Casos semelhantes originaram perda de mandato
Contrariamente ao entendimento do presidente da Câmara de
Castelo Branco vários tribunais têm considerado que a intervenção de autarcas
na atribuição de subsídios a entidades a que estão ligados é proibida por lei e
implica a perda do mandato. Um dos casos mais conhecido é o de um antigo vogal
da Junta de Freguesia de Rio de Mouro, concelho de Sintra, a quem o Tribunal
Central Administrativo Sul retirou o mandato autárquico por ter participado na
votação de subsídios atribuídos por aquela autarquia a uma associação
desportiva de que era presidente.
No acórdão http://www.dgsi.pt/jtca.nsf/170589492546a7fb802575c3004c6d7d/a9829966bf7827cf80257ac4003e611d?OpenDocument
datado de Novembro de 2012, os juízes afirmam que a conduta
do autarca “suscita a fundada suspeita de que, ao decidir, enquanto vogal do
executivo da junta de freguesia, beneficiar a associação por si dirigida, o fez
em detrimento de outras associações igualmente prestimosas e em cujos estatutos
se invoca sempre a prossecução de fins de interesse público”.
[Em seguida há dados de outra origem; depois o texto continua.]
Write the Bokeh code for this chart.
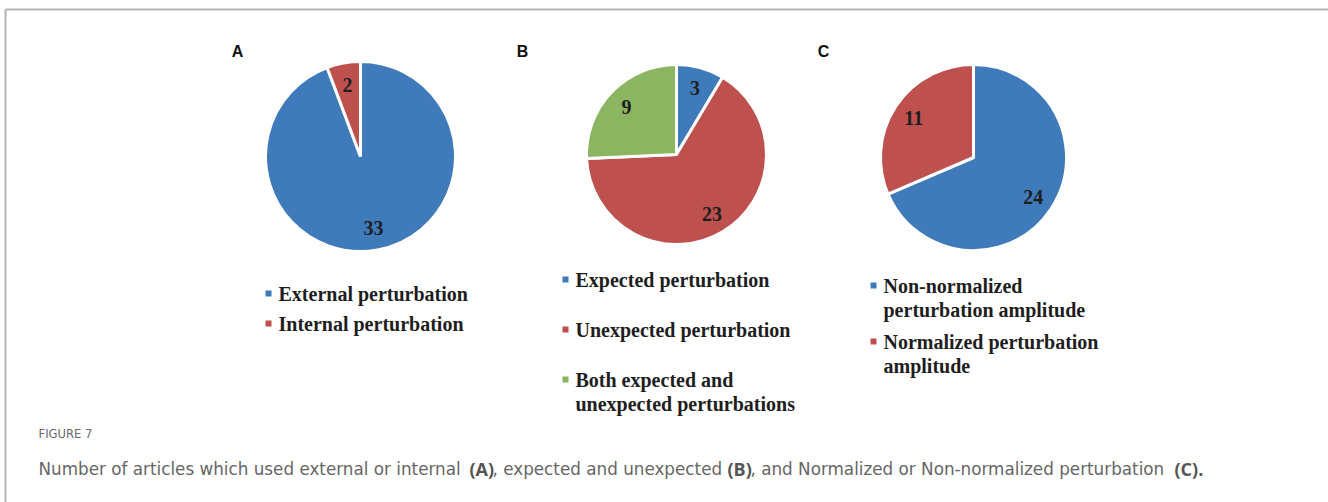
from bokeh.plotting import figure
from bokeh.models import Range1d
from bokeh.core.properties import value
from bokeh.embed import file_html
from bokeh.resources import INLINE
import math

# ---------------- data ----------------
panel_letters = ["A", "B", "C"]
a_labels = ["External perturbation", "Internal perturbation"]
a_values = [33, 2]
b_labels = ["Expected perturbation", "Unexpected perturbation",
            "Both expected and\nunexpected perturbations"]
b_values = [3, 23, 9]
c_labels = ["Non-normalized\nperturbation amplitude",
            "Normalized perturbation\namplitude"]
c_values = [24, 11]
fig_label = "FIGURE 7"
caption_parts = ["Number of articles which used external or internal ", "(A)",
                 ", expected and unexpected ", "(B)",
                 ", and Normalized or Non-normalized perturbation ", "(C)."]
caption_bold = [False, True, False, True, False, True]

BLUE, RED, GREEN = "#3f7bbb", "#be504e", "#8bb561"
a_colors = [BLUE, RED]
b_colors = [BLUE, RED, GREEN]
c_colors = [BLUE, RED]

# ---------------- figure (data units = screen pixels) ----------------
W, H = 1328, 502
OX, OY = 0, 0
p = figure(width=W, height=H, output_backend="svg", toolbar_location=None,
           x_range=Range1d(OX, OX + W), y_range=Range1d(0, H),
           x_axis_type=None, y_axis_type=None, min_border=0)
p.grid.visible = False
p.outline_line_color = None
p.background_fill_color = "white"


def Y(yp):
    return OY + H - yp


# frame lines
p.segment(x0=[5, 5], y0=[Y(9), Y(9)], x1=[W, 5], y1=[Y(9), Y(H)],
          line_color="#b4b4b4", line_width=2)

SERIF = value("Liberation Serif")
SANS = value("Liberation Sans")
CAP = value("DejaVu Sans")
CAP_BOLD = value("Open Sans")


def pie(cx, cy, r, vals, cols):
    tot = float(sum(vals))
    c0 = 0.0
    starts, ends, lx, ly, txt = [], [], [], [], []
    for v in vals:
        c1 = c0 + v / tot
        a0 = math.pi / 2 - 2 * math.pi * c0
        a1 = math.pi / 2 - 2 * math.pi * c1
        starts.append(a0)
        ends.append(a1)
        am = (a0 + a1) / 2
        lx.append(cx + 0.77 * r * math.cos(am))
        ly.append(Y(cy) + 0.77 * r * math.sin(am))
        txt.append(str(v))
        c0 = c1
    p.wedge(x=[cx] * len(vals), y=[Y(cy)] * len(vals), radius=r,
            start_angle=ends, end_angle=starts, direction="anticlock",
            fill_color=cols, line_color="white", line_width=3)
    p.text(x=lx, y=ly, text=txt, text_font=SERIF, text_font_style="bold",
           text_font_size="20px", text_color="#1e1e1e",
           text_align="center", text_baseline="middle")


def legend(mx, ys, labels, cols):
    for yy, lab, col in zip(ys, labels, cols):
        p.scatter(x=[mx], y=[Y(yy)], marker="square", size=6,
                  fill_color=col, line_color=None)
        lines = lab.split("\n")
        p.text(x=[mx + 10] * len(lines), y=[Y(yy + 24 * i) for i in range(len(lines))],
               text=lines, text_font=SERIF, text_font_style="bold",
               text_font_size="20px", text_color="#1e1e1e",
               text_align="left", text_baseline="middle")


pie(360, 156, 95, a_values, a_colors)
pie(676, 154, 90, b_values, b_colors)
pie(973, 157, 93, c_values, c_colors)

legend(268, [293, 323], a_labels, a_colors)
legend(565, [279, 329, 379], b_labels, b_colors)
legend(873, [285, 341], c_labels, c_colors)

p.text(x=[237, 522, 823], y=[Y(51)] * 3, text=panel_letters, text_font=SANS,
       text_font_style="bold", text_font_size="16px", text_color="#111111",
       text_align="center", text_baseline="middle")

p.text(x=[38], y=[Y(433)], text=[fig_label], text_font=CAP,
       text_font_size="11.6px", text_color="#6a6a6a",
       text_align="left", text_baseline="middle")

cap_x = [38, 469, 492, 727, 750, 1174]
for xx, part, bold in zip(cap_x, caption_parts, caption_bold):
    p.text(x=[xx], y=[Y(468)], text=[part],
           text_font=CAP_BOLD if bold else CAP,
           text_font_style="bold" if bold else "normal",
           text_font_size="18px" if bold else "16.8px",
           text_color="#555555" if bold else "#666666",
           text_align="left", text_baseline="middle")

open("out.html", "w").write(file_html(p, INLINE))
O acórdão nota também que a intervenção do réu no caso
constitui uma “notória manifestação de promiscuidade entre o cargo de vogal do
executivo autárquico e o de presidente da direcção da associação”. Para os
juízes, a conduta do autarca “é geradora de potenciais situações de
desigualdade com demais associações e dirigentes associativos”, sendo certo que
o Estatuto dos Eleitos Locais proíbe os autarcas de “intervir em processo
administrativo, acto ou contrato de direito público ou privado”, bem como de
“participar na apresentação, discussão ou votação de assuntos em que tenham
interesse ou intervenção (…)”
No caso de Rio de Mouro o valor global dos subsídios que
custaram o mandato ao autarca era de 2550 euros.